Joe Biden, despite what he kept saying during the last Presidential campaign, hasn’t met a gun control law that he hasn’t loved. If it restricts, bans, or confiscates firearms, firearms accessories, or ammunition (and if he thinks that he can get away with it), he’s going to go for it.
Frustratingly, that love of gun control goes as far as banning something that all firearms, technically, were, at least up until a relatively short time ago: ghost guns, meaning guns without serial numbers. So, if your great, great grandfather passed on his Civil War rifle to you, then, the Biden administration believed you to have a ghost gun if no one in your family had told them about it.

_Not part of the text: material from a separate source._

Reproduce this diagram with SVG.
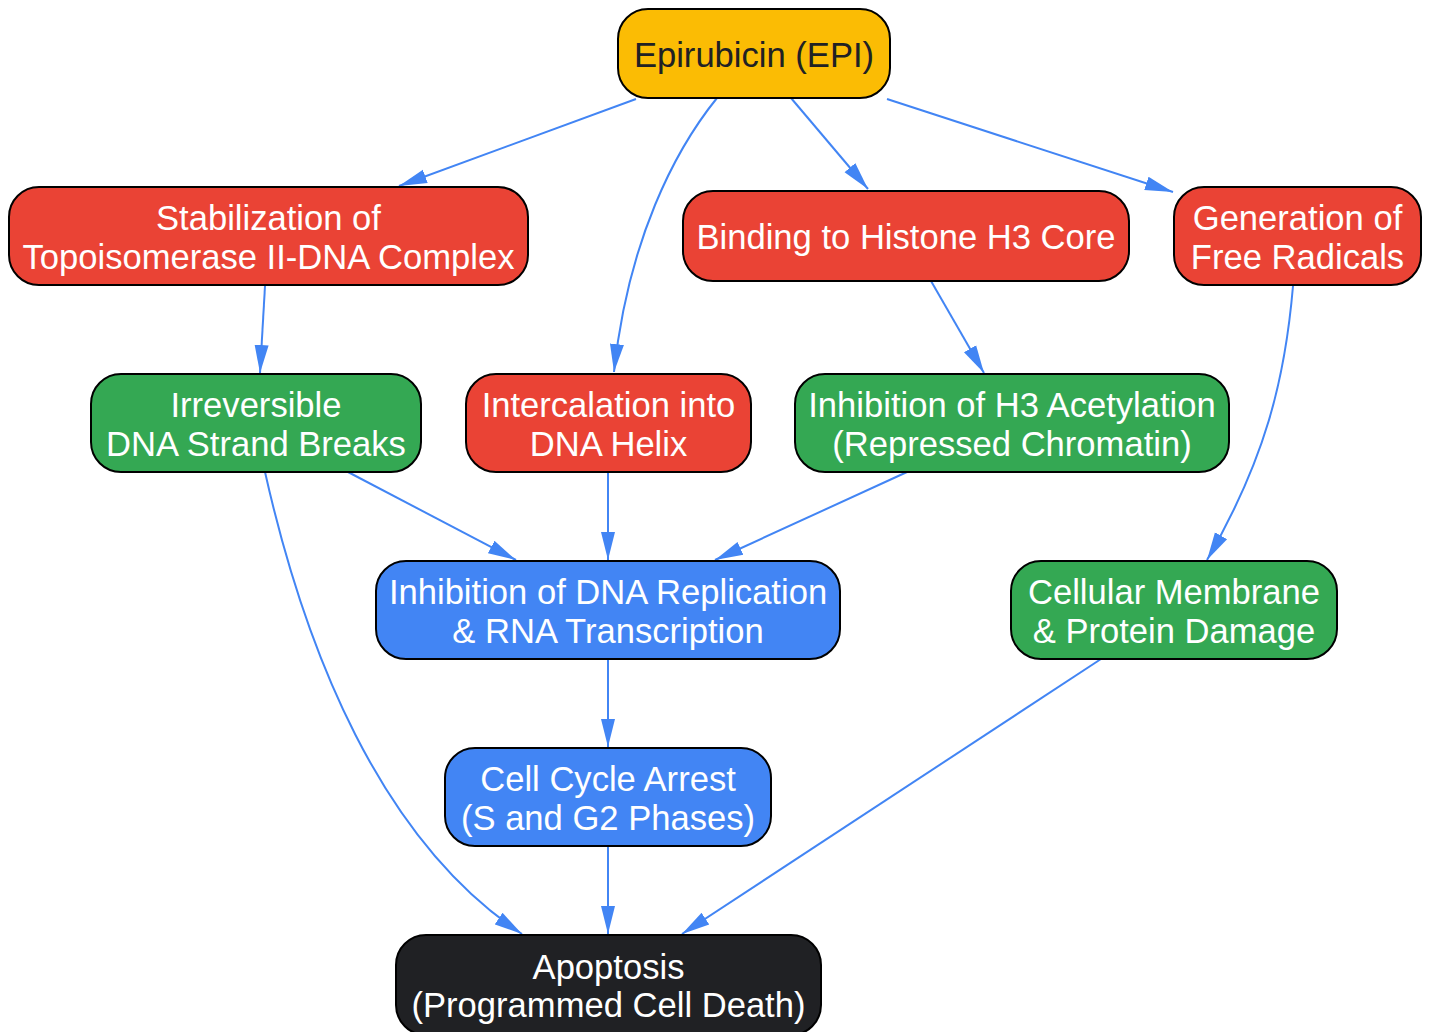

Going beyond that, the administration desperately wants to prevent Americans from keeping their gun ownership private. Fortunately, a Federal judge didn’t stand for that. Jack Phillips writes,
A federal judge has delivered a blow to the Biden administration’s gun control policy by reversing a federal ban on so-called “ghost guns,” arguing that the Bureau of Alcohol, Tobacco, Firearms, and Explosives (ATF) had overstepped its authority.
Texas-based U.S. District Court Judge Reed O’Connor on June 30 ruled that the ATF erred by saying that unfinished gun parts are guns and can therefore be regulated. His ruling found that parts aren’t guns under federal law.
“This case presents the question of whether the federal government may lawfully regulate partially manufactured firearm components, related firearm products, and other tools and materials in keeping with the Gun Control Act of 1968,” wrote O’Connor in his order […]. “Because the court concludes that the government cannot regulate those items without violating federal law, the court holds that the government’s recently enacted final rule … is unlawful agency action taken in excess of the ATF’s statutory jurisdiction. On this basis, the court vacates the final rule.”
Yes, that is a win for our Second Amendment rights. No doubt about that.
But if you’ve been paying attention to Joe Biden and his cronies, then, you know that they will try to find another way to make your gun ownership their business so that they can, then, take those guns.
So, while we have this temporary reprieve, if you’ve been considering making your own ghost gun to keep your gun ownership your own business and not the governments, then, you may want to jump on that and get busy with that process right now before the next challenge from our current zealot-in-chief comes down the pike.